The most important statistic to me in the release of the fourth quarter financials of JPMorgan, Chase and Company (NYSE:JPM) is the reported return on equity of 10 percent. This figure was down from 11 percent in the same quarter of 2012.
More interesting to me was the statement by the bank that "the return on tangible common equity would have been 15 percent without legal costs and exceptional items."
I find this to be a remarkable performance given that, according to statistics provided by Morningstar indicates that JPMorgan has only been in the 10- to 11- percent return on equity range in 2011 and 2012, but has to then go back to 2007 to get any better results.
JPMorgan Chase is still seemingly a very healthy bank even given all the regulatory and legal problems and "whale" problems that have existed over the past few years.
And, the most important thing about what is going on with respect to these regulatory and legal "things" is that performance seems to be relatively high and the "bad" stuff is getting resolved.
I believe that JPMorgan is a good bank and that Jamie Dimon is a top-flight leader. The performance of the company through the recession years confirms the fact that the JPMorgan "culture" is, by-and-large, an effective organizational culture.
The regulatory and legal problems that the company has been dealing with are not inconsistent with the problems other "too large to fail" banks have been facing and are a result, I believe, of the frothy credit environment that existed in the 20001.

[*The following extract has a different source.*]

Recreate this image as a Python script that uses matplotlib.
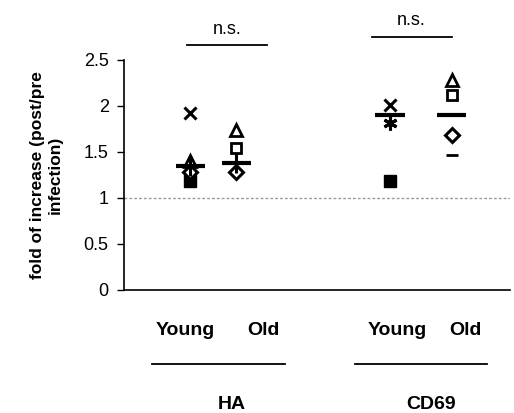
import matplotlib
matplotlib.use("Agg")
import matplotlib.pyplot as plt

plt.rcParams['font.family'] = ['Liberation Sans', 'DejaVu Sans']

# ---- data ----
groups = ["HA Young", "HA Old", "CD69 Young", "CD69 Old"]
group_x = [1.0, 1.6, 3.6, 4.4]
cross_vals = [1.92, None, 2.01, None]
triangle_vals = [1.40, 1.74, None, 2.28]
square_vals = [1.18, 1.54, 1.19, 2.12]
diamond_vals = [1.28, 1.28, None, 1.68]
plus_vals = [1.35, 1.38, None, None]
star_vals = [None, None, 1.81, None]
minus_vals = [None, None, None, 1.47]
mean_vals = [1.35, 1.38, 1.90, 1.90]
yticks = [0, 0.5, 1, 1.5, 2, 2.5]
ytick_labels = ["0", "0.5", "1", "1.5", "2", "2.5"]
sub_labels = ["Young", "Old", "Young", "Old"]
sub_label_x = [0.935, 1.95, 3.69, 4.58]
main_labels = ["HA", "CD69"]
main_label_x = [1.545, 4.13]
ylabel = "fold of increase (post/pre\ninfection)"

fig = plt.figure(figsize=(5.14, 4.13), dpi=100)
ax = fig.add_axes([124/514, 1-290/413, (510-124)/514, (290-60)/413])

ax.set_xlim(0.14, 5.16)
ax.set_ylim(0, 2.5)

# reference line at 1
ax.axhline(1.0, color='#9a9a9a', lw=1.0, ls=(0, (2, 1.5)), zorder=1)

def scatter(vals, marker, size, fill='none', mew=2.0):
    for x, v in zip(group_x, vals):
        if v is None:
            continue
        ax.plot([x], [v], marker=marker, ms=size, mfc=fill, mec='black',
                mew=mew, ls='none', zorder=3)

scatter(cross_vals, 'x', 8, mew=2.2)
scatter(triangle_vals, '^', 8, fill='white', mew=2.0)
scatter(square_vals, 's', 7, fill='white', mew=2.0)
# filled square for young groups
for i in (0, 2):
    ax.plot([group_x[i]], [square_vals[i]], marker='s', ms=8, mfc='black',
            mec='black', ls='none', zorder=3)
scatter(diamond_vals, 'D', 7, fill='white', mew=2.2)
scatter(plus_vals, '|', 14, mew=2.2)
scatter(star_vals, (6, 2, 0), 10, mew=2.2)
scatter(minus_vals, '_', 9, mew=2.0)

# mean lines
for x, m in zip(group_x, mean_vals):
    ax.plot([x - 0.19, x + 0.19], [m, m], color='black', lw=3.0, zorder=4,
            solid_capstyle='butt')

ax.set_yticks(yticks)
ax.set_yticklabels(ytick_labels, fontsize=13)
ax.set_xticks([])
ax.spines['top'].set_visible(False)
ax.spines['right'].set_visible(False)
ax.spines['left'].set_linewidth(1.2)
ax.spines['bottom'].set_linewidth(1.2)
ax.tick_params(axis='y', length=5, width=1.0, pad=6)

ax.set_ylabel(ylabel, fontsize=12.5, fontweight='bold', labelpad=15)

# sub labels
for x, lab in zip(sub_label_x, sub_labels):
    ax.text(x, -0.435, lab, ha='center', va='center',
            fontsize=14, fontweight='bold', clip_on=False)

# group lines and labels
for (x0, x1), lab, lx in zip([(0.51, 2.23), (3.14, 4.86)], main_labels, main_label_x):
    ax.plot([x0, x1], [-0.8, -0.8], color='black', lw=1.3, clip_on=False)
    ax.text(lx, -1.24, lab, ha='center', va='center',
            fontsize=14, fontweight='bold', clip_on=False)

# n.s. brackets
for (x0, x1, y, ty) in [(0.96, 2.0, 2.66, 2.83), (3.36, 4.40, 2.75, 2.93)]:
    ax.plot([x0, x1], [y, y], color='black', lw=1.3, clip_on=False)
    ax.text((x0 + x1) / 2, ty, "n.s.", ha='center', va='center',
            fontsize=13, clip_on=False)

fig.savefig("out.png", dpi=100)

My belief is that Jamie Dimon is getting hold of these problem areas and will create an environment that, through the rest of his tenure at the bank, will not get out of control again.
Over the past twenty years I have known a lot of very good executives that have been impacted by this environment. And, in very, very large organizations it is extremely difficult to control the emotional actions of all people.
I think that the performance of JPMorgan is showing that the fundamental culture of the company is sound. Otherwise, it would not be performing the way it has given all the charges and changes that are taking place in the organization.
And, the economic environment is not that good.
The bank reported that the corporate and investment banking saw net income fall 57 percent to $858 million. But, this number was affected by a $1.5 billion charge, a "funding valuation adjustment" that resulted from the change in how banks within the industry value their derivatives.
Equity underwriting revenues were up 65 percent as the market for IPOs was strong.
The fundamental "banking" business reflected the state of the markets in the fourth quarter. Commercial loans rose by about 7 percent, year-over-year, about in line with other large banks as well as with the industry.
The consumer bank experienced a rise in net income of 19 percent whereas the residential mortgage area dropped as a result of the higher interest rates of the last half of the year. Home loan originations feel by 54 percent.
In terms of expenses, JPMorgan is continuing to cut staff and by the end of 2014 may have the smallest number of employees of any bank of similar size.
I conclude by arguing that JPMorgan Chase is probably as strong as any of the biggest banks in the country and stands to benefit greatly from getting the regulatory and legal battles behind it. I do believe that within the next two years, JPMorgan Chase will be back earning at least a 15 percent return on shareholder's equity. Jamie Dimon will continue to lead the organization into its electronic future and, for the moment, I can't think of anyone I would rather have running my "large" bank than Jamie Dimon.
Disclosure: I have no positions in any stocks mentioned, and no plans to initiate any positions within the next 72 hours. I wrote this article myself, and it expresses my own opinions. I am not receiving compensation for it (other than from Seeking Alpha). I have no business relationship with any company whose stock is mentioned in this article.